The Catholic scenario, as I see it:

The souls of the dead went to sheol, the place of the dead, also called the Limbo of the Fathers in Catholic texts.  Jesus came as man, and, after preaching to the spirits in prison (sheol) and rising from the dead, heaven was opened, man was reunited with God, and souls could enter heaven.

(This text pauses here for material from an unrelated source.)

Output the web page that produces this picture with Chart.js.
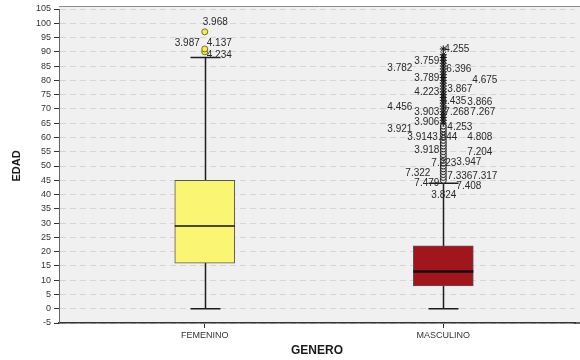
<!DOCTYPE html>
<html>
<head>
<meta charset="utf-8">
<script src="https://cdn.jsdelivr.net/npm/chart.js@4/dist/chart.umd.min.js"></script>
<style>
  html, body { margin: 0; padding: 0; background: #fff; }
  #wrap { width: 580px; height: 360px; }
</style>
</head>
<body>
<div id="wrap"><canvas id="boxChart"></canvas></div>
<script>
// box plot values per category (EDAD by GENERO)
const categories = ['FEMENINO', 'MASCULINO'];
const lowerWhisker = [0, 0];
const q1 = [16, 8];
const median = [29, 13];
const q3 = [45, 22];
const upperWhisker = [88, 44];

// outliers (circles) and extremes (stars)
const femOutliers = [90, 91, 97];
const mascOutliers = [45, 46, 47, 48, 49, 50, 51, 52, 53, 54, 55, 56, 57, 58, 59, 60, 61, 62, 63, 64];
const mascExtremes = [65, 66, 67, 68, 69, 70, 71, 72, 73, 74, 75, 76, 77, 78, 79, 80, 81, 82, 83, 84, 85, 86, 87, 88, 89, 91];

// case labels, and the age level where each label sits
const femCaseIds = ['3.968', '3.987', '4.137', '4.234'];
const femCaseAt = [100.2, 92.9, 92.9, 88.7];
const mascCaseIds = ['4.255', '3.759', '3.782', '6.396', '3.789', '4.675', '3.867', '4.223', '4.435', '3.866',
  '4.456', '3.903', '7.268', '7.267', '3.906', '4.253', '3.921', '3.914', '3.844', '4.808',
  '3.918', '7.204', '7.223', '3.947', '7.322', '7.336', '7.317', '7.479', '7.408', '3.824'];
const mascCaseAt = [90.8, 86.6, 84.1, 83.8, 80.8, 80.1, 76.8, 75.7, 72.6, 72.2,
  70.5, 68.7, 68.7, 68.7, 65.2, 63.5, 62.8, 60, 60, 60,
  55.5, 54.7, 50.9, 51.2, 47.4, 46.3, 46.3, 43.9, 42.8, 39.7];

// label x offsets from the box centre (px, left edge of text)
const femLabelDx = [-2, -30, 2, 2];
const mascLabelDx = [1, -29, -56, 3, -29, 29, 4, -29, -2, 24,
  -56, -29, 1, 27, -29, 4, -56, -36, -11, 24,
  -29, 24, -12, 13, -38, 4, 29, -29, 13, -12];

const FONT = 'Liberation Sans, Arial, sans-serif';

const plotBackground = {
  id: 'plotBackground',
  beforeDraw(chart) {
    const {ctx, chartArea: a} = chart;
    ctx.save();
    ctx.fillStyle = '#f0f0f0';
    ctx.fillRect(a.left, a.top - 3, chart.width - a.left, a.bottom - a.top + 3);
    ctx.strokeStyle = '#8c8c8c';
    ctx.lineWidth = 1;
    ctx.beginPath();
    ctx.moveTo(a.left, a.top - 2.5);
    ctx.lineTo(chart.width, a.top - 2.5);
    ctx.stroke();
    ctx.restore();
  },
  afterDraw(chart) {
    // bottom frame runs to the edge of the picture
    const {ctx, chartArea: a} = chart;
    ctx.save();
    ctx.strokeStyle = '#333';
    ctx.lineWidth = 1.5;
    ctx.beginPath();
    ctx.moveTo(a.right - 1, a.bottom);
    ctx.lineTo(chart.width, a.bottom);
    ctx.stroke();
    ctx.restore();
  }
};

const boxParts = {
  id: 'boxParts',
  beforeDatasetsDraw(chart) {
    const {ctx, scales: {x, y}} = chart;
    ctx.save();
    ctx.strokeStyle = '#1e1e1e';
    ctx.lineWidth = 1.5;
    categories.forEach((c, i) => {
      const cx = Math.round(x.getPixelForValue(i + 1)) + 0.5;
      ctx.beginPath();
      ctx.moveTo(cx, y.getPixelForValue(q3[i]));
      ctx.lineTo(cx, y.getPixelForValue(upperWhisker[i]));
      ctx.moveTo(cx, y.getPixelForValue(q1[i]));
      ctx.lineTo(cx, y.getPixelForValue(lowerWhisker[i]));
      const top = y.getPixelForValue(upperWhisker[i]);
      const bot = y.getPixelForValue(lowerWhisker[i]);
      ctx.moveTo(cx - 15, top);
      ctx.lineTo(cx + 15, top);
      ctx.moveTo(cx - 15, bot);
      ctx.lineTo(cx + 15, bot);
      ctx.stroke();
    });
    ctx.restore();
  },
  afterDatasetsDraw(chart) {
    const {ctx, scales: {x, y}} = chart;
    ctx.save();
    ctx.strokeStyle = '#111';
    categories.forEach((c, i) => {
      const cx = x.getPixelForValue(i + 1);
      ctx.lineWidth = i === 0 ? 1.5 : 2.5;
      ctx.beginPath();
      ctx.moveTo(cx - 30, y.getPixelForValue(median[i]));
      ctx.lineTo(cx + 30, y.getPixelForValue(median[i]));
      ctx.stroke();
    });
    // case number labels
    ctx.fillStyle = '#2a2a2a';
    ctx.font = '10px ' + FONT;
    ctx.textAlign = 'left';
    ctx.textBaseline = 'middle';
    const fx = x.getPixelForValue(1);
    femCaseIds.forEach((t, k) => ctx.fillText(t, fx + femLabelDx[k], y.getPixelForValue(femCaseAt[k])));
    const mx = x.getPixelForValue(2);
    mascCaseIds.forEach((t, k) => ctx.fillText(t, mx + mascLabelDx[k], y.getPixelForValue(mascCaseAt[k])));
    ctx.restore();
  }
};

const ctx = document.getElementById('boxChart').getContext('2d');
const boxChart = new Chart(ctx, {
  type: 'bar',
  data: {
    datasets: [
      {
        type: 'line',
        label: 'Extremos',
        data: mascExtremes.map(v => ({x: 2, y: v})),
        showLine: false,
        pointStyle: 'star',
        pointRadius: 3.5,
        borderColor: '#151515',
        borderWidth: 1,
        order: 1
      },
      {
        type: 'line',
        label: 'Atipicos M',
        data: mascOutliers.map(v => ({x: 2, y: v})),
        showLine: false,
        pointStyle: 'circle',
        pointRadius: 3,
        backgroundColor: 'rgba(240,240,240,0.6)',
        borderColor: '#1e1e1e',
        borderWidth: 1,
        order: 2
      },
      {
        type: 'line',
        label: 'Atipicos F',
        data: femOutliers.map(v => ({x: 1, y: v})),
        showLine: false,
        pointStyle: 'circle',
        pointRadius: 3,
        backgroundColor: '#f4ec5c',
        borderColor: '#77711e',
        borderWidth: 1,
        order: 3
      },
      {
        label: 'Caja',
        data: categories.map((c, i) => ({x: i + 1, y: [q1[i], q3[i]]})),
        backgroundColor: ['#faf573', '#a1161c'],
        borderColor: '#555',
        borderWidth: 1,
        borderSkipped: false,
        barThickness: 60,
        order: 4
      }
    ]
  },
  options: {
    responsive: true,
    maintainAspectRatio: false,
    animation: false,
    layout: {padding: {top: 9, right: 0, bottom: 0, left: 0}},
    scales: {
      x: {
        type: 'linear',
        min: 0.389,
        max: 2.552,
        offset: false,
        afterBuildTicks: scale => { scale.ticks = [{value: 1}, {value: 2}]; },
        afterFit: scale => { scale.height = 37; },
        ticks: {
          callback: v => categories[v - 1],
          font: {family: FONT, size: 9},
          color: '#333',
          padding: 2,
          maxRotation: 0
        },
        grid: {offset: false, drawOnChartArea: false, tickLength: 5, tickColor: '#333'},
        border: {color: '#333', width: 1.5},
        title: {
          display: true,
          text: 'GENERO',
          font: {family: FONT, size: 12, weight: 'bold'},
          color: '#1a1a1a',
          padding: {top: 0, bottom: 2}
        }
      },
      y: {
        min: -5,
        max: 105,
        afterFit: scale => { scale.width = 59; },
        ticks: {
          stepSize: 5,
          font: {family: FONT, size: 9},
          color: '#333',
          padding: 3
        },
        grid: {color: '#d6d6d6', tickLength: 5, tickColor: '#333'},
        border: {color: '#666', width: 1, dash: [6, 4]},
        title: {
          display: true,
          text: 'EDAD',
          font: {family: FONT, size: 11, weight: 'bold'},
          color: '#1a1a1a',
          padding: {top: 10, bottom: 0}
        }
      }
    },
    plugins: {
      legend: {display: false},
      tooltip: {enabled: false}
    }
  },
  plugins: [plotBackground, boxParts]
});
</script>
</body>
</html>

From the Catholic Encylopedia:

In the New Testament, Christ refers by various names and figures to the place or state which Catholic tradition has agreed to call the limbus patrum. In Matt. 8:11, it is spoken of under the figure of a banquet “with Abraham, Isaac, and Jacob in the kingdom of Heaven” (cf. Luke 8:29; 14:15), and in Matt. 25:10 under the figure of a marriage feast to which the prudent virgins are admitted, while in the parable of Lazarus and Dives it is called “Abraham’s bosom” (Luke 16:22) and in Christ’s words to the penitent thief on Calvary the name paradise is used (Luke 23:43). St. Paul teaches (Eph. 4:9) that before ascending into Heaven Christ “also descended first into the lower parts of the earth,” and St. Peter still more explicitly teaches that “being put to death indeed, in the flesh, but enlivened in the spirit,” Christ went and “preached to those souls that were in prison, which had been some time incredulous, when they waited for the patience of God in the days of Noah” (I Pet 3:18-20).

From Karl Keating’s Catholic Answers site, in the article on Purgatory:

“[the Bible] speaks plainly of a third condition, commonly called the limbo of the Fathers, where the just who had died before the redemption were waiting for heaven to be opened to them.

So Catholics are not ignoring this text; rather, we have accepted it for 2000 years – this view already existed in Judaism at the time of Christ.